§ **Stated goal**
Write out the data below in full, unchanged, minus the images.

>> START Raw data

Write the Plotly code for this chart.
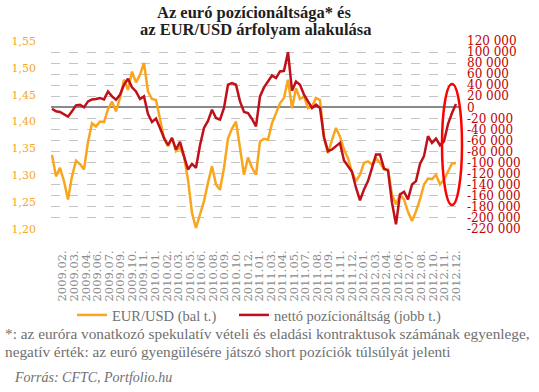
import numpy as np
import plotly.graph_objects as go

# ---------------- data (~2-week steps) ----------------
eurusd = [
    1.338, 1.298, 1.314, 1.289, 1.255, 1.298, 1.327, 1.321, 1.311, 1.362,
    1.397, 1.391, 1.400, 1.399, 1.423, 1.437, 1.419, 1.444, 1.478, 1.459,
    1.493, 1.473, 1.487, 1.509, 1.456,
    1.442, 1.440, 1.406, 1.369, 1.354, 1.369, 1.345, 1.352, 1.335, 1.292,
    1.230, 1.202, 1.227, 1.252, 1.286, 1.317, 1.283, 1.273, 1.314, 1.369,
    1.387, 1.400, 1.351, 1.301, 1.333,
    1.314, 1.301, 1.363, 1.368, 1.366, 1.397, 1.416, 1.434, 1.444, 1.478,
    1.425, 1.462, 1.442, 1.447, 1.425, 1.428, 1.444, 1.440, 1.369, 1.341,
    1.366, 1.388, 1.372, 1.348, 1.332,
    1.306, 1.289, 1.301, 1.323, 1.326, 1.320, 1.332, 1.323, 1.311, 1.311,
    1.264, 1.246, 1.264, 1.255, 1.232, 1.215, 1.233, 1.255, 1.283, 1.294,
    1.293, 1.301, 1.283, 1.292, 1.307, 1.322, 1.323,
]

net_position = [
    -2400, -7200, -8400, -12000, -16800, -7200, 3600, 4800, 0, 10800,
    14400, 15000, 16800, 14400, 28800, 19800, 13800, 22800, 40900, 51700,
    36100, 28800, 15000, 19800, -12000,
    -26400, -20400, -37300, -55300, -68500, -55300, -76300, -62500, -88300, -112400,
    -102200, -109400, -68500, -37300, -24600, -4200, -19200, -22200, -1200, 40900,
    43900, 40900, 10800, -8400, -10200,
    -21000, -34300, 19800, 36100, 48100, 57700, 52900, 64900, 66100, 99800,
    30100, 46900, 40900, 22800, 10800, -1200, 4800, -1200, -54100, -79300,
    -76300, -70300, -64300, -96200, -106400,
    -116600, -145400, -168300, -148400, -133400, -109400, -85300, -85300, -110600, -114200,
    -172500, -211600, -157500, -152700, -166500, -139400, -133400, -102200, -88300, -52300,
    -64300, -56500, -68500, -61300, -30100, -10200, 6000,
]

x_labels = [
    "2009.02.", "2009.03.", "2009.04.", "2009.06.", "2009.07.", "2009.09.",
    "2009.10.", "2009.11.", "2010.01.", "2010.02.", "2010.03.", "2010.05.",
    "2010.06.", "2010.08.", "2010.09.", "2010.10.", "2010.12.", "2011.01.",
    "2011.03.", "2011.04.", "2011.05.", "2011.07.", "2011.08.", "2011.09.",
    "2011.11.", "2011.12.", "2012.01.", "2012.03.", "2012.04.", "2012.06.",
    "2012.07.", "2012.08.", "2012.10.", "2012.11.", "2012.12.",
]

left_ticks = [1.20, 1.25, 1.30, 1.35, 1.40, 1.45, 1.50, 1.55]
left_ticktext = ["1,20", "1,25", "1,30", "1,35", "1,40", "1,45", "1,50", "1,55"]

right_ticks = [120000, 100000, 80000, 60000, 40000, 20000, 0, -20000, -40000,
               -60000, -80000, -100000, -120000, -140000, -160000, -180000,
               -200000, -220000]

series_names = ["EUR/USD (bal t.)", "nettó pozícionáltság (jobb t.)"]


def fmt_thousands(v):
    s = f"{abs(v):,}".replace(",", " ")
    return ("-" if v < 0 else "") + s


right_ticktext = [fmt_thousands(v) for v in right_ticks]

# ---------------- styling ----------------
ORANGE = "#F9A51E"
RED = "#C0101A"
W, H = 539, 392
PL, PR, PT, PB = 51, 460, 41, 229  # plot area in pixels


def px(xp):
    return (xp - PL) / (PR - PL)


def py(yp):
    return (PB - yp) / (PB - PT)


idx = list(range(len(eurusd)))
tickpos = np.linspace(2.675, len(eurusd) - 1, len(x_labels))

fig = go.Figure()
fig.add_trace(go.Scatter(x=idx, y=eurusd, name=series_names[0], mode="lines",
                         line=dict(color=ORANGE, width=2.5), yaxis="y", legend="legend"))
fig.add_trace(go.Scatter(x=idx, y=net_position, name=series_names[1], mode="lines",
                         line=dict(color=RED, width=2.5), yaxis="y2", legend="legend2"))

legend_font = dict(family="Liberation Serif", size=14.5, color="#707070")
fig.update_layout(
    width=W, height=H,
    margin=dict(l=PL, r=W - PR, t=PT, b=H - PB, pad=0, autoexpand=False),
    paper_bgcolor="white", plot_bgcolor="white",
    showlegend=True,
    legend=dict(orientation="h", x=px(72), y=py(315), xanchor="left", yanchor="middle",
                font=legend_font, bgcolor="rgba(0,0,0,0)", itemwidth=30),
    legend2=dict(orientation="h", x=px(234), y=py(315), xanchor="left", yanchor="middle",
                 font=legend_font, bgcolor="rgba(0,0,0,0)", itemwidth=30),
    xaxis=dict(range=[-0.25, len(eurusd)], tickvals=list(tickpos), ticktext=x_labels,
               tickangle=-90, showgrid=False, zeroline=False, showline=False, ticks="",
               automargin=False,
               tickfont=dict(family="DejaVu Serif", size=11.5, color="#8c8c8c"),
               ticklabelstandoff=18),
    yaxis=dict(range=[1.20, 1.55], tickvals=left_ticks, ticktext=left_ticktext,
               showgrid=False, zeroline=False, showline=False, ticks="", automargin=False,
               tickfont=dict(family="DejaVu Serif", size=11, color=ORANGE),
               ticklabelstandoff=14),
    yaxis2=dict(range=[-220000, 120000], tickvals=right_ticks, ticktext=right_ticktext,
                overlaying="y", side="right", showgrid=True, gridcolor="#c4c4c4",
                griddash="dash", gridwidth=1, zeroline=True, zerolinecolor="#8a8a8a",
                zerolinewidth=1.5, showline=False, ticks="", automargin=False,
                tickfont=dict(family="DejaVu Serif", size=12, color="#C00000"),
                ticklabelstandoff=6),
)

title_font = dict(family="Liberation Serif", size=16.5, color="#1e1e1e")
text_font = dict(family="Liberation Serif", size=15.3, color="#707070")
source_font = dict(family="Liberation Serif", size=14, color="#707070")

annotations = [
    dict(text="<b>Az euró pozícionáltsága* és</b>", x=px(254), y=py(13),
         xanchor="center", yanchor="middle", font=title_font),
    dict(text="<b>az EUR/USD árfolyam alakulása</b>", x=px(255), y=py(29.5),
         xanchor="center", yanchor="middle", font=title_font),
    dict(text="*: az euróra vonatkozó spekulatív vételi és eladási kontraktusok számának egyenlege,",
         x=px(3), y=py(333), xanchor="left", yanchor="middle", font=text_font),
    dict(text="negatív érték: az euró gyengülésére játszó short pozíciók túlsúlyát jelenti",
         x=px(3), y=py(351), xanchor="left", yanchor="middle", font=text_font),
    dict(text="<i>Forrás: CFTC, Portfolio.hu</i>", x=px(12), y=py(377),
         xanchor="left", yanchor="middle", font=source_font),
]
for a in annotations:
    a.update(xref="paper", yref="paper", showarrow=False)
fig.update_layout(annotations=annotations)

fig.add_shape(type="circle", xref="paper", yref="paper",
              x0=px(442), x1=px(462), y0=py(205), y1=py(84),
              line=dict(color="#FF0000", width=2.5))

fig.write_html("out.html", config={"displayModeBar": False},
               post_script="document.body.style.margin='0';document.body.style.padding='0';")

>> END Raw data

§ **Result below**
Write the Plotly code for this chart.
import numpy as np
import plotly.graph_objects as go

# ---------------- data (~2-week steps) ----------------
eurusd = [
    1.338, 1.298, 1.314, 1.289, 1.255, 1.298, 1.327, 1.321, 1.311, 1.362,
    1.397, 1.391, 1.400, 1.399, 1.423, 1.437, 1.419, 1.444, 1.478, 1.459,
    1.493, 1.473, 1.487, 1.509, 1.456,
    1.442, 1.440, 1.406, 1.369, 1.354, 1.369, 1.345, 1.352, 1.335, 1.292,
    1.230, 1.202, 1.227, 1.252, 1.286, 1.317, 1.283, 1.273, 1.314, 1.369,
    1.387, 1.400, 1.351, 1.301, 1.333,
    1.314, 1.301, 1.363, 1.368, 1.366, 1.397, 1.416, 1.434, 1.444, 1.478,
    1.425, 1.462, 1.442, 1.447, 1.425, 1.428, 1.444, 1.440, 1.369, 1.341,
    1.366, 1.388, 1.372, 1.348, 1.332,
    1.306, 1.289, 1.301, 1.323, 1.326, 1.320, 1.332, 1.323, 1.311, 1.311,
    1.264, 1.246, 1.264, 1.255, 1.232, 1.215, 1.233, 1.255, 1.283, 1.294,
    1.293, 1.301, 1.283, 1.292, 1.307, 1.322, 1.323,
]

net_position = [
    -2400, -7200, -8400, -12000, -16800, -7200, 3600, 4800, 0, 10800,
    14400, 15000, 16800, 14400, 28800, 19800, 13800, 22800, 40900, 51700,
    36100, 28800, 15000, 19800, -12000,
    -26400, -20400, -37300, -55300, -68500, -55300, -76300, -62500, -88300, -112400,
    -102200, -109400, -68500, -37300, -24600, -4200, -19200, -22200, -1200, 40900,
    43900, 40900, 10800, -8400, -10200,
    -21000, -34300, 19800, 36100, 48100, 57700, 52900, 64900, 66100, 99800,
    30100, 46900, 40900, 22800, 10800, -1200, 4800, -1200, -54100, -79300,
    -76300, -70300, -64300, -96200, -106400,
    -116600, -145400, -168300, -148400, -133400, -109400, -85300, -85300, -110600, -114200,
    -172500, -211600, -157500, -152700, -166500, -139400, -133400, -102200, -88300, -52300,
    -64300, -56500, -68500, -61300, -30100, -10200, 6000,
]

x_labels = [
    "2009.02.", "2009.03.", "2009.04.", "2009.06.", "2009.07.", "2009.09.",
    "2009.10.", "2009.11.", "2010.01.", "2010.02.", "2010.03.", "2010.05.",
    "2010.06.", "2010.08.", "2010.09.", "2010.10.", "2010.12.", "2011.01.",
    "2011.03.", "2011.04.", "2011.05.", "2011.07.", "2011.08.", "2011.09.",
    "2011.11.", "2011.12.", "2012.01.", "2012.03.", "2012.04.", "2012.06.",
    "2012.07.", "2012.08.", "2012.10.", "2012.11.", "2012.12.",
]

left_ticks = [1.20, 1.25, 1.30, 1.35, 1.40, 1.45, 1.50, 1.55]
left_ticktext = ["1,20", "1,25", "1,30", "1,35", "1,40", "1,45", "1,50", "1,55"]

right_ticks = [120000, 100000, 80000, 60000, 40000, 20000, 0, -20000, -40000,
               -60000, -80000, -100000, -120000, -140000, -160000, -180000,
               -200000, -220000]

series_names = ["EUR/USD (bal t.)", "nettó pozícionáltság (jobb t.)"]


def fmt_thousands(v):
    s = f"{abs(v):,}".replace(",", " ")
    return ("-" if v < 0 else "") + s


right_ticktext = [fmt_thousands(v) for v in right_ticks]

# ---------------- styling ----------------
ORANGE = "#F9A51E"
RED = "#C0101A"
W, H = 539, 392
PL, PR, PT, PB = 51, 460, 41, 229  # plot area in pixels


def px(xp):
    return (xp - PL) / (PR - PL)


def py(yp):
    return (PB - yp) / (PB - PT)


idx = list(range(len(eurusd)))
tickpos = np.linspace(2.675, len(eurusd) - 1, len(x_labels))

fig = go.Figure()
fig.add_trace(go.Scatter(x=idx, y=eurusd, name=series_names[0], mode="lines",
                         line=dict(color=ORANGE, width=2.5), yaxis="y", legend="legend"))
fig.add_trace(go.Scatter(x=idx, y=net_position, name=series_names[1], mode="lines",
                         line=dict(color=RED, width=2.5), yaxis="y2", legend="legend2"))

legend_font = dict(family="Liberation Serif", size=14.5, color="#707070")
fig.update_layout(
    width=W, height=H,
    margin=dict(l=PL, r=W - PR, t=PT, b=H - PB, pad=0, autoexpand=False),
    paper_bgcolor="white", plot_bgcolor="white",
    showlegend=True,
    legend=dict(orientation="h", x=px(72), y=py(315), xanchor="left", yanchor="middle",
                font=legend_font, bgcolor="rgba(0,0,0,0)", itemwidth=30),
    legend2=dict(orientation="h", x=px(234), y=py(315), xanchor="left", yanchor="middle",
                 font=legend_font, bgcolor="rgba(0,0,0,0)", itemwidth=30),
    xaxis=dict(range=[-0.25, len(eurusd)], tickvals=list(tickpos), ticktext=x_labels,
               tickangle=-90, showgrid=False, zeroline=False, showline=False, ticks="",
               automargin=False,
               tickfont=dict(family="DejaVu Serif", size=11.5, color="#8c8c8c"),
               ticklabelstandoff=18),
    yaxis=dict(range=[1.20, 1.55], tickvals=left_ticks, ticktext=left_ticktext,
               showgrid=False, zeroline=False, showline=False, ticks="", automargin=False,
               tickfont=dict(family="DejaVu Serif", size=11, color=ORANGE),
               ticklabelstandoff=14),
    yaxis2=dict(range=[-220000, 120000], tickvals=right_ticks, ticktext=right_ticktext,
                overlaying="y", side="right", showgrid=True, gridcolor="#c4c4c4",
                griddash="dash", gridwidth=1, zeroline=True, zerolinecolor="#8a8a8a",
                zerolinewidth=1.5, showline=False, ticks="", automargin=False,
                tickfont=dict(family="DejaVu Serif", size=12, color="#C00000"),
                ticklabelstandoff=6),
)

title_font = dict(family="Liberation Serif", size=16.5, color="#1e1e1e")
text_font = dict(family="Liberation Serif", size=15.3, color="#707070")
source_font = dict(family="Liberation Serif", size=14, color="#707070")

annotations = [
    dict(text="<b>Az euró pozícionáltsága* és</b>", x=px(254), y=py(13),
         xanchor="center", yanchor="middle", font=title_font),
    dict(text="<b>az EUR/USD árfolyam alakulása</b>", x=px(255), y=py(29.5),
         xanchor="center", yanchor="middle", font=title_font),
    dict(text="*: az euróra vonatkozó spekulatív vételi és eladási kontraktusok számának egyenlege,",
         x=px(3), y=py(333), xanchor="left", yanchor="middle", font=text_font),
    dict(text="negatív érték: az euró gyengülésére játszó short pozíciók túlsúlyát jelenti",
         x=px(3), y=py(351), xanchor="left", yanchor="middle", font=text_font),
    dict(text="<i>Forrás: CFTC, Portfolio.hu</i>", x=px(12), y=py(377),
         xanchor="left", yanchor="middle", font=source_font),
]
for a in annotations:
    a.update(xref="paper", yref="paper", showarrow=False)
fig.update_layout(annotations=annotations)

fig.add_shape(type="circle", xref="paper", yref="paper",
              x0=px(442), x1=px(462), y0=py(205), y1=py(84),
              line=dict(color="#FF0000", width=2.5))

fig.write_html("out.html", config={"displayModeBar": False},
               post_script="document.body.style.margin='0';document.body.style.padding='0';")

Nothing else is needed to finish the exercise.